A while back we discussed robot furniture. Now a restaurant in San Francisco is trying to build and run a restaurant run entirely by robots. Now granted, these are not robots like in Asimov's Robot Series. Instead of humanoid-style robots, these are highly specialized, single-purpose machines.
I can foresee a future populated by many, many robots, in which we didn't notice that we were surrounded by them — we were looking for Rosie the Robot and instead got inconspicuous robots that act as automated furniture and interactive surroundings.
What do my fellow Soylenters think? Are we on the verge of a "Robot Revolution" — even if it doesn't look like how 50s sci-fi imagined it would?
(Score: 1) by terryk30 on Saturday September 05 2015, @11:02AM
Am I the only one rolling their eyes when, predictably, someone brings up Manna in discussions like these? (And if it's now obligatory, how can it be insightful to do so?)
That's it; here's the off-the-cuff version of something that's been brewing...

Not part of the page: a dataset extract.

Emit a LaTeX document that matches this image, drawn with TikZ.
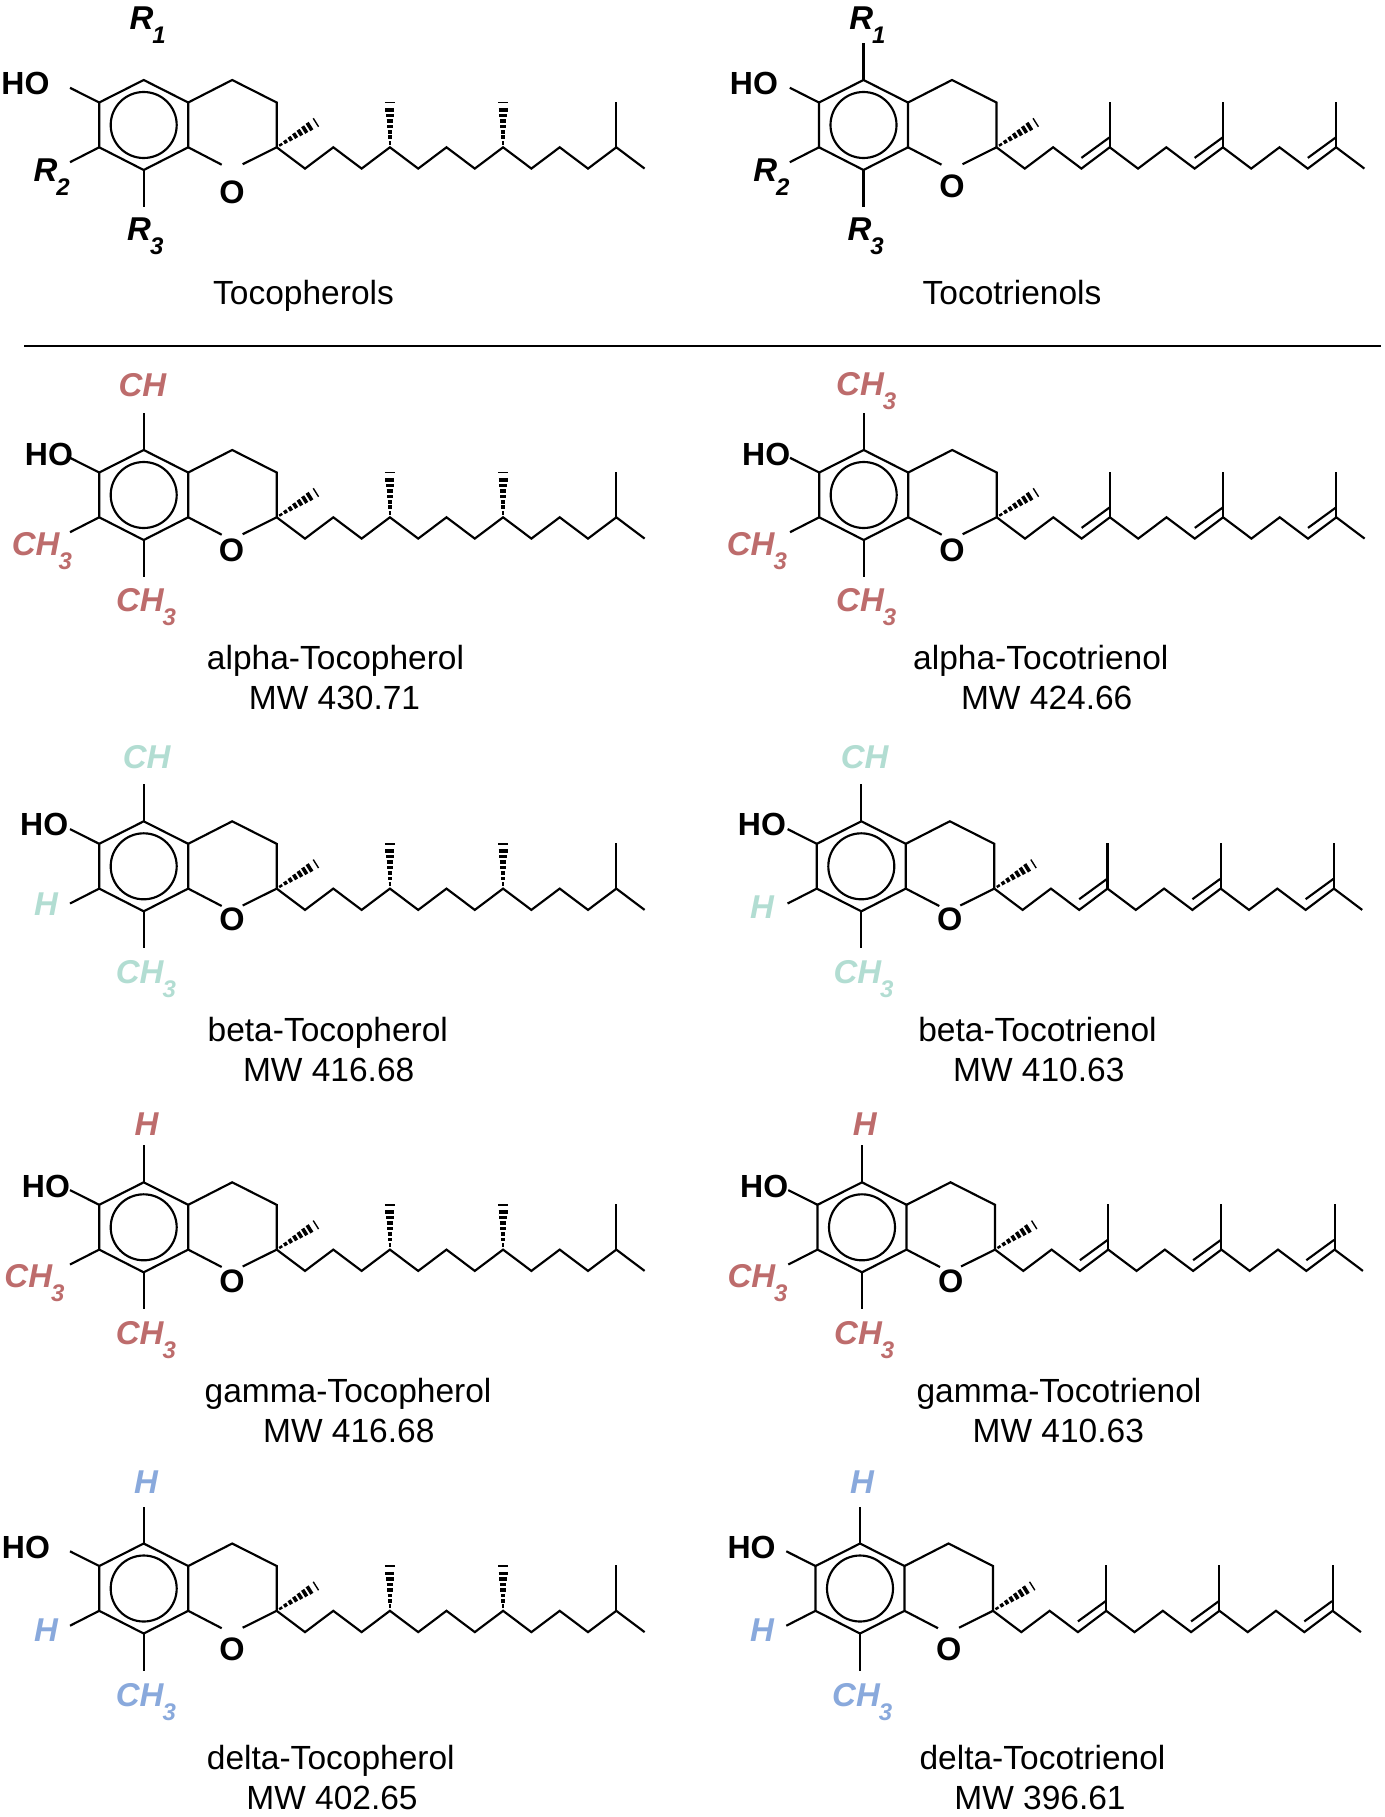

Manna starts off interestingly, with the software managing the restaurant - and it all seems within the realm of possibility. But the settings and people portrayed later on, even though intended to be seen as equally plausible or inevitable in the sense of the overall theme, just seem ridiculous if you widen the scope. Two examples:
(More to flesh out...) In short, as much as I'm intrigued by new configurations of a post-scarcity economy, people are complicated and messy.
(Score: 2) by isostatic on Saturday September 05 2015, @02:50PM
True. I think the first such story is an optimistic view of the future, more likely it will be sealed off cities akin to escape from XX, and only because bullets will cost too much.
The second part of Elysium makes no sense - why wouldn't such a superior society allow far more refugees than those who happen to have inherited some good fortune.